To prove the existence of \((k^*, \ell^*)\), we can follow these steps: 1. First, notice that since \(\Psi\) is ultimately periodic, it has to be \((k, \ell)\)-periodic for some \(k\) and \(\ell\). 2. Define \(k^*\) as the minimum among all possible values of \(k\) such that \(\Psi\) is \((k, \ell)\)-periodic for some \(\ell\). 3. Now, for this fixed \(k^*\), consider all possible values of \(\ell\) such that \(\Psi\) is \((k^*, \ell)\)-periodic. Define \(\ell^*\) as the greatest common divisor of all these possible values of \(\ell\). By construction, we have defined a pair \((k^*, \ell^*)\). Now, we need to prove the required properties.

To establish the required properties, we must show the following: 1. \(\Psi\) is \((k^*, \ell^*)\)-periodic. 2. For every pair \((k, \ell)\) such that \(\Psi\) is \((k, \ell)\)-periodic, we have \(k^* \leq k\) and \(\ell^* \mid \ell\). For Property 1, we know that \(\Psi\) is ultimately periodic, and there exist some values of \(k\) and \(\ell\) such that \(\Psi\) is \((k, \ell)\)-periodic. Since \(k^*\) is the minimum value of \(k\) with this property, it follows that \(\Psi\) is \((k^*, \ell)\)-periodic for some \(\ell\). Then, from the definition of \(\ell^*\), we know that \(\ell^* \mid \ell\). It follows immediately that \(\Psi\) is \((k^*, \ell^*)\)-periodic. For Property 2, we are given any pair \((k, \ell)\) such that \(\Psi\) is \((k, \ell)\)-periodic. By definition of \(k^*\), we know that \(k^* \leq k\). Moreover, we know that \(\Psi\) is \((k^*, \ell)\)-periodic for some \(\ell\), and \(\ell^*\) is the greatest common divisor of all these possible values of \(\ell\). Therefore, \(\ell^* \mid \ell\), as required.

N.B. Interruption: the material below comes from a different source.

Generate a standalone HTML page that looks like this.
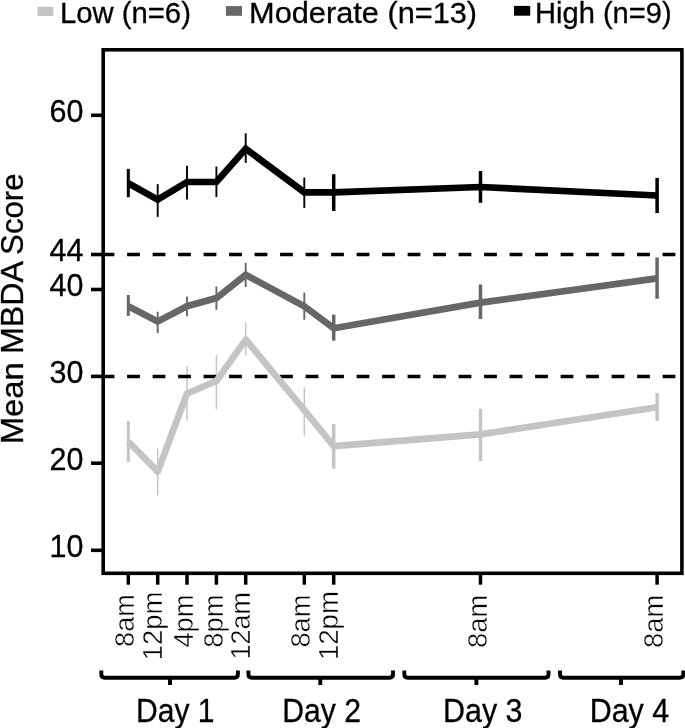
<!DOCTYPE html>
<html lang="en"><head><meta charset="utf-8"><title>Mean MBDA Score</title>
<style>html,body{margin:0;padding:0;background:#fff}svg{display:block}text{font-family:"Liberation Sans",sans-serif;fill:#000;stroke:#000;stroke-width:.3px}text.t{stroke:#fff;stroke-width:.45px}</style></head>
<body>
<svg width="685" height="728" viewBox="0 0 685 728">
<rect width="685" height="728" fill="#fff"/>
<rect x="37.6" y="6.8" width="15.7" height="9.1" fill="#c2c2c2"/>
<rect x="225.9" y="6.1" width="16.1" height="9.7" fill="#676767"/>
<rect x="514" y="5.9" width="16.2" height="9.8" fill="#000"/>
<text x="59.9" y="23.35" font-size="29.6" textLength="131" lengthAdjust="spacingAndGlyphs">Low (n=6)</text>
<text x="249.1" y="23.35" font-size="29.6" textLength="228" lengthAdjust="spacingAndGlyphs">Moderate (n=13)</text>
<text x="535.1" y="22.75" font-size="29.6" textLength="136.5" lengthAdjust="spacingAndGlyphs">High (n=9)</text>
<line x1="128.3" y1="421.1" x2="128.3" y2="462.2" stroke="#c4c4c4" stroke-width="3.0"/>
<line x1="157.7" y1="448.6" x2="157.7" y2="495.5" stroke="#c4c4c4" stroke-width="1.5"/>
<line x1="187.0" y1="366.3" x2="187.0" y2="420.4" stroke="#c4c4c4" stroke-width="1.5"/>
<line x1="216.4" y1="354.7" x2="216.4" y2="409.3" stroke="#c4c4c4" stroke-width="1.5"/>
<line x1="245.7" y1="322.3" x2="245.7" y2="355.5" stroke="#c4c4c4" stroke-width="1.5"/>
<line x1="304.3" y1="387.6" x2="304.3" y2="435.6" stroke="#c4c4c4" stroke-width="1.5"/>
<line x1="333.7" y1="424" x2="333.7" y2="468.6" stroke="#c4c4c4" stroke-width="3.5"/>
<line x1="480.5" y1="408.6" x2="480.5" y2="461" stroke="#c4c4c4" stroke-width="3.5"/>
<line x1="657.1" y1="393.1" x2="657.1" y2="420.8" stroke="#c4c4c4" stroke-width="3.5"/>
<line x1="128.3" y1="295" x2="128.3" y2="315.9" stroke="#676767" stroke-width="3.0"/>
<line x1="157.7" y1="311.7" x2="157.7" y2="333" stroke="#676767" stroke-width="1.9"/>
<line x1="187.0" y1="296.6" x2="187.0" y2="316.3" stroke="#676767" stroke-width="1.9"/>
<line x1="216.4" y1="286.5" x2="216.4" y2="309.8" stroke="#676767" stroke-width="1.9"/>
<line x1="245.7" y1="262.9" x2="245.7" y2="287" stroke="#676767" stroke-width="1.9"/>
<line x1="304.3" y1="292.7" x2="304.3" y2="319.7" stroke="#676767" stroke-width="1.9"/>
<line x1="333.7" y1="314.6" x2="333.7" y2="340.6" stroke="#676767" stroke-width="3.5"/>
<line x1="480.5" y1="284.5" x2="480.5" y2="319" stroke="#676767" stroke-width="3.5"/>
<line x1="657.1" y1="257.5" x2="657.1" y2="298.7" stroke="#676767" stroke-width="3.5"/>
<line x1="128.3" y1="168.9" x2="128.3" y2="197.2" stroke="#000000" stroke-width="3.0"/>
<line x1="157.7" y1="184.2" x2="157.7" y2="216.9" stroke="#000000" stroke-width="1.9"/>
<line x1="187.0" y1="165.8" x2="187.0" y2="199.6" stroke="#000000" stroke-width="1.9"/>
<line x1="216.4" y1="166.6" x2="216.4" y2="197" stroke="#000000" stroke-width="1.9"/>
<line x1="245.7" y1="133.3" x2="245.7" y2="162.9" stroke="#000000" stroke-width="1.9"/>
<line x1="304.3" y1="177.6" x2="304.3" y2="207.9" stroke="#000000" stroke-width="1.9"/>
<line x1="333.7" y1="174.2" x2="333.7" y2="210.9" stroke="#000000" stroke-width="3.5"/>
<line x1="480.5" y1="171" x2="480.5" y2="202.8" stroke="#000000" stroke-width="3.5"/>
<line x1="657.1" y1="177.9" x2="657.1" y2="213.1" stroke="#000000" stroke-width="3.5"/>
<line x1="101.6" y1="254.5" x2="682" y2="254.5" stroke="#000" stroke-width="3.7" stroke-dasharray="12.8 12.7"/>
<line x1="101.6" y1="376.5" x2="682" y2="376.5" stroke="#000" stroke-width="3.7" stroke-dasharray="12.8 12.7"/>
<polyline points="128.3,441.5 157.7,471.7 187.0,393.5 216.4,381 245.7,339.6 304.3,410.2 333.7,446.1 480.5,434.4 657.1,407.3" fill="none" stroke="#c4c4c4" stroke-width="6.7" stroke-linejoin="round"/>
<polyline points="128.3,306.3 157.7,321.5 187.0,306.2 216.4,298.1 245.7,274.8 304.3,306.4 333.7,328.2 480.5,302.6 657.1,278.4" fill="none" stroke="#676767" stroke-width="6.7" stroke-linejoin="miter"/>
<polyline points="128.3,183.2 157.7,199.6 187.0,182 216.4,182 245.7,148.8 304.3,192.3 333.7,192.3 480.5,187.0 657.1,195.5" fill="none" stroke="#000000" stroke-width="6.7" stroke-linejoin="miter"/>
<rect x="103.2" y="49.8" width="578.7" height="523.5" fill="none" stroke="#000" stroke-width="3.6"/>
<line x1="91" y1="115.3" x2="102" y2="115.3" stroke="#000" stroke-width="3.6"/>
<text x="49.6" y="122.0" font-size="30.6" textLength="33.9" lengthAdjust="spacingAndGlyphs">60</text>
<line x1="91" y1="254.5" x2="102" y2="254.5" stroke="#000" stroke-width="3.6"/>
<text x="49.6" y="261.2" font-size="30.6" textLength="33.9" lengthAdjust="spacingAndGlyphs">44</text>
<line x1="91" y1="289.5" x2="102" y2="289.5" stroke="#000" stroke-width="3.6"/>
<text x="49.6" y="296.2" font-size="30.6" textLength="33.9" lengthAdjust="spacingAndGlyphs">40</text>
<line x1="91" y1="376.4" x2="102" y2="376.4" stroke="#000" stroke-width="3.6"/>
<text x="49.6" y="383.1" font-size="30.6" textLength="33.9" lengthAdjust="spacingAndGlyphs">30</text>
<line x1="91" y1="463.2" x2="102" y2="463.2" stroke="#000" stroke-width="3.6"/>
<text x="49.6" y="469.9" font-size="30.6" textLength="33.9" lengthAdjust="spacingAndGlyphs">20</text>
<line x1="91" y1="550.3" x2="102" y2="550.3" stroke="#000" stroke-width="3.6"/>
<text x="49.6" y="557.0" font-size="30.6" textLength="33.9" lengthAdjust="spacingAndGlyphs">10</text>
<line x1="128.3" y1="574" x2="128.3" y2="584.7" stroke="#000" stroke-width="3.5"/>
<line x1="157.7" y1="574" x2="157.7" y2="584.7" stroke="#000" stroke-width="3.5"/>
<line x1="187.0" y1="574" x2="187.0" y2="584.7" stroke="#000" stroke-width="3.5"/>
<line x1="216.4" y1="574" x2="216.4" y2="584.7" stroke="#000" stroke-width="3.5"/>
<line x1="245.7" y1="574" x2="245.7" y2="584.7" stroke="#000" stroke-width="3.5"/>
<line x1="304.3" y1="574" x2="304.3" y2="584.7" stroke="#000" stroke-width="3.5"/>
<line x1="333.7" y1="574" x2="333.7" y2="584.7" stroke="#000" stroke-width="3.5"/>
<line x1="480.5" y1="574" x2="480.5" y2="584.7" stroke="#000" stroke-width="3.5"/>
<line x1="657.1" y1="574" x2="657.1" y2="584.7" stroke="#000" stroke-width="3.5"/>
<text transform="translate(134.4,646.9) rotate(-90)" class="t" font-size="27.7" textLength="52.6" lengthAdjust="spacingAndGlyphs">8am</text>
<text transform="translate(161.7,660.3) rotate(-90)" class="t" font-size="27.7" textLength="68.7" lengthAdjust="spacingAndGlyphs">12pm</text>
<text transform="translate(192.8,647.6) rotate(-90)" class="t" font-size="27.7" textLength="53.1" lengthAdjust="spacingAndGlyphs">4pm</text>
<text transform="translate(222.5,647.8) rotate(-90)" class="t" font-size="27.7" textLength="53.3" lengthAdjust="spacingAndGlyphs">8pm</text>
<text transform="translate(250,659.4) rotate(-90)" class="t" font-size="27.7" textLength="67.4" lengthAdjust="spacingAndGlyphs">12am</text>
<text transform="translate(310.3,647.6) rotate(-90)" class="t" font-size="27.7" textLength="52.9" lengthAdjust="spacingAndGlyphs">8am</text>
<text transform="translate(337.8,660.1) rotate(-90)" class="t" font-size="27.7" textLength="69.0" lengthAdjust="spacingAndGlyphs">12pm</text>
<text transform="translate(486.5,647.9) rotate(-90)" class="t" font-size="27.7" textLength="53.2" lengthAdjust="spacingAndGlyphs">8am</text>
<text transform="translate(663.3,647.9) rotate(-90)" class="t" font-size="27.7" textLength="53.2" lengthAdjust="spacingAndGlyphs">8am</text>
<text transform="translate(23.2,444.3) rotate(-90)" font-size="31.8" textLength="82.2" lengthAdjust="spacingAndGlyphs">Mean</text>
<text transform="translate(23.2,354) rotate(-90)" font-size="31.8" textLength="93.0" lengthAdjust="spacingAndGlyphs">MBDA</text>
<text transform="translate(23.2,254.9) rotate(-90)" font-size="31.8" textLength="81.4" lengthAdjust="spacingAndGlyphs">Score</text>
<path d="M101.3,670.4 V674.3000000000001 Q101.3,677.7 104.7,677.7 H234.5 Q237.9,677.7 237.9,674.3000000000001 V670.4 M170,677.7 V684.9" fill="none" stroke="#000" stroke-width="3.9"/>
<path d="M248.4,670.4 V674.3000000000001 Q248.4,677.7 251.8,677.7 H389.6 Q393,677.7 393,674.3000000000001 V670.4 M320.3,677.7 V684.9" fill="none" stroke="#000" stroke-width="3.9"/>
<path d="M404.3,670.4 V674.3000000000001 Q404.3,677.7 407.7,677.7 H545.1 Q548.5,677.7 548.5,674.3000000000001 V670.4 M476.4,677.7 V684.9" fill="none" stroke="#000" stroke-width="3.9"/>
<path d="M560,670.4 V674.3000000000001 Q560,677.7 563.4,677.7 H679.9 Q683.3,677.7 683.3,674.3000000000001 V670.4 M621,677.7 V684.9" fill="none" stroke="#000" stroke-width="3.9"/>
<text x="136.0" y="722.2" font-size="33.2" textLength="78.5" lengthAdjust="spacingAndGlyphs">Day 1</text>
<text x="282.2" y="722.2" font-size="33.2" textLength="78.7" lengthAdjust="spacingAndGlyphs">Day 2</text>
<text x="443.0" y="722.2" font-size="33.2" textLength="79.5" lengthAdjust="spacingAndGlyphs">Day 3</text>
<text x="589.7" y="722.2" font-size="33.2" textLength="79.4" lengthAdjust="spacingAndGlyphs">Day 4</text>
</svg>
</body></html>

We have shown that there exists a pair \((k^*, \ell^*)\) such that the given sequence \(\Psi\) is \((k^*, \ell^*)\)-periodic, with the properties that for every pair \((k, \ell)\) such that \(\Psi\) is \((k, \ell)\)-periodic, we have \(k^* \leq k\) and \(\ell^* \mid \ell\). Therefore, our proof is complete, and we have shown the required result.